Suggs’ defensive energy was especially apparent. He finished the game with three steals. This followed a game where he had a career-high five steals.
The steals Suggs came up with were simply incredible and his energy became disruptive in that second quarter.
The biggest highlight of the night came when Jalen Suggs smothered Jaylen Nowell, knocking the ball away seemingly without using his hands to ignite a fast break that ended with Suggs throwing a lob to Cole Anthony for a windmill alley-oop.
The second of his steals came when he just ripped the ball from D’Angelo Russell. The Magic turned it over on the ensuing fast break but Suggs was able to track back and steal the ball back, diving out of bounds to rescue the possession.
"“It’s special,” coach Jamahl Mosley said after Friday’s win. “He has a talent. He has a gift to be able to defend the right way, to get into the basketball and navigate through screens. His activity and his anticipation is really something special. He has a tremendous gift defensively.”"
This is just infectious energy.
Suggs has had his struggles early in his career, especially on offense. But in the last few weeks, it has clicked for him to focus almost solely on his defense. And that has turned him into a chaos agent. He creates possessions with his defensive IQ and smarts.
That energy spreads elsewhere.
It spreads to Anthony and sparks his offense. He scored 20 points in the win Friday. He has been on a tear lately averaging 14.4 points per game and shooting 54.2 percent from the floor in his last nine games. The duo of Anthony and Suggs have an on-court net rating of +8.6 points per 100 possessions with a defensive rating of 106.0 points allowed per 100 possessions.
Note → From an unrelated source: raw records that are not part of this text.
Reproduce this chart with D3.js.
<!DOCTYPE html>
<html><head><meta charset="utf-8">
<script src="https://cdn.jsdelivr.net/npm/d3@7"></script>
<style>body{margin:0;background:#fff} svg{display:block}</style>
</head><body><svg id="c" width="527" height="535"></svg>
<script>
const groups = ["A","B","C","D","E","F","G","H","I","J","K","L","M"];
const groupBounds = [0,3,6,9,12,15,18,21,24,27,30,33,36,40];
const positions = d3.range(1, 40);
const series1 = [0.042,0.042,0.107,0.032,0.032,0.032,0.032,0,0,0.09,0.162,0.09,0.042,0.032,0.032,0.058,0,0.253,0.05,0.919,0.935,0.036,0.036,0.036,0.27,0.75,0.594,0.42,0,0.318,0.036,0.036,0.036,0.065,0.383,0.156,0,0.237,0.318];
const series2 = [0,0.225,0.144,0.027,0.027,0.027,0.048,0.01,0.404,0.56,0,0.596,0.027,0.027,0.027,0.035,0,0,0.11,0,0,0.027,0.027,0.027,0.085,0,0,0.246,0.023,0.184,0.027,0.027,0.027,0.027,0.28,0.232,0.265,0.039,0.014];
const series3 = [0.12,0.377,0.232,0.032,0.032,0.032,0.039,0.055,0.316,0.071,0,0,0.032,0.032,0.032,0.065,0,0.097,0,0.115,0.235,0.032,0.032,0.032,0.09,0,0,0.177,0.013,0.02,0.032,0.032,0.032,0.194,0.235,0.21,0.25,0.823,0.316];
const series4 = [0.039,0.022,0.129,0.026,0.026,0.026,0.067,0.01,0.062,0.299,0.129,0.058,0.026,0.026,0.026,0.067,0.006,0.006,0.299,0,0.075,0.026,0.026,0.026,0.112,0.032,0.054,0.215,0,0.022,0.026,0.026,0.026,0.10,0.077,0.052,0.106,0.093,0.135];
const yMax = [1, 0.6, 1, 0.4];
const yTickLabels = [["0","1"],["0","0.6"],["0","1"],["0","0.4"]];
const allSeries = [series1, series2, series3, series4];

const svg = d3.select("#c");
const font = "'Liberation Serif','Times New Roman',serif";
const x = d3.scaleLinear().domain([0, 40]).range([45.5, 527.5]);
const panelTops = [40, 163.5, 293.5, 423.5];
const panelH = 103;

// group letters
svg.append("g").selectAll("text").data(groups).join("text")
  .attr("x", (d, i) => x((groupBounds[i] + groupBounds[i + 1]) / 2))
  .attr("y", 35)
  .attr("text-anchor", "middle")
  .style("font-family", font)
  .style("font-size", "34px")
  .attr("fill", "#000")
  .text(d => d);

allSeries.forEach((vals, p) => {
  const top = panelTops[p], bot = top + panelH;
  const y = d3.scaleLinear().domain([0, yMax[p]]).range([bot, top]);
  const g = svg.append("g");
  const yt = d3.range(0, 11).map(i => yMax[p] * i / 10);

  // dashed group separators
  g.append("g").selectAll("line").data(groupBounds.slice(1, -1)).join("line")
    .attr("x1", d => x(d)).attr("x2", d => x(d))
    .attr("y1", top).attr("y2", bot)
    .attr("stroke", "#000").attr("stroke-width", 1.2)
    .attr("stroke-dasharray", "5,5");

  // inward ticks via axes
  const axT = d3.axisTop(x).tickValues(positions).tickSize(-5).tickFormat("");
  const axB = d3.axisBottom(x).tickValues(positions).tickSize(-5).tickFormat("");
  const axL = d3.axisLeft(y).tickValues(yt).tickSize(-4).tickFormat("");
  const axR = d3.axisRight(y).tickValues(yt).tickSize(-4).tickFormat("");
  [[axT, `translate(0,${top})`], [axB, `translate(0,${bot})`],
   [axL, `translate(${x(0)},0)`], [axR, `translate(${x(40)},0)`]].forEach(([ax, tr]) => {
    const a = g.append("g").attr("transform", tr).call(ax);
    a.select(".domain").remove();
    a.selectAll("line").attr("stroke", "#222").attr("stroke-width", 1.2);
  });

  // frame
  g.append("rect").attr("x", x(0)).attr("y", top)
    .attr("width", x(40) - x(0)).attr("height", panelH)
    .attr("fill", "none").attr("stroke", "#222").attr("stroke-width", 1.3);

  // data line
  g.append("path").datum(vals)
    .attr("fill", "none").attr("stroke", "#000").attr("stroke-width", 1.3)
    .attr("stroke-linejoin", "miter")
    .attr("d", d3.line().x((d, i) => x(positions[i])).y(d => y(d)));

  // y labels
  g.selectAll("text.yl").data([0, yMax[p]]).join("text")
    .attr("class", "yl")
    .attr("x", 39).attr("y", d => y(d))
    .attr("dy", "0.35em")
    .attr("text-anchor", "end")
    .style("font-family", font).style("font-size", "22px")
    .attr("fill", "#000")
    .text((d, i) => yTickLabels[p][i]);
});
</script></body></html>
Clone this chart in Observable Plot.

That is a killer rating and surprising considering some of Anthony’s noted defensive shortcomings. But that is the kind of fight that spreads throughout a team. One player can indeed be that spark.
Moe Wagner has been needling opponents for years, but he is also a smart player who knows how to use his footwork and fakes to keep defenses off balance. He has been making a living at the line as much as anywhere else, averaging 18.5 points per game and 7.3 free throw attempts per game in his last four games.
Everything is clicking in new ways. And the Magic never seem out of it, able to lift each other up when the game calls for it. And have each other’s back in any situation.
"“I think that second unit, obviously now with everybody being back healthy, needed a while to figure itself out,” Moe Wagner said after Friday’s win. “We’ve embraced the randomness and unpredictability of it, playing off each other and staying calm through the chaos with that group. Obviously, everybody can hoop on this team. It’s not a matter of are we able to do that. It’s more if we and how we stick together when things don’t go our way.”"
This is the edge the Magic have to live with to fight and scratch and claw. This is how a team can overcome a poor shooting night or a bad scoring game from their top two stars.
That is how a team fights and that is how a team grows defensively. That is what this Magic team is doing.
The Magic’s actual physical fight was a manifestation of how confident this team is and how they are getting under the skin of opponents because they are not rolling over.
This is a team that is learning how to win these fights more.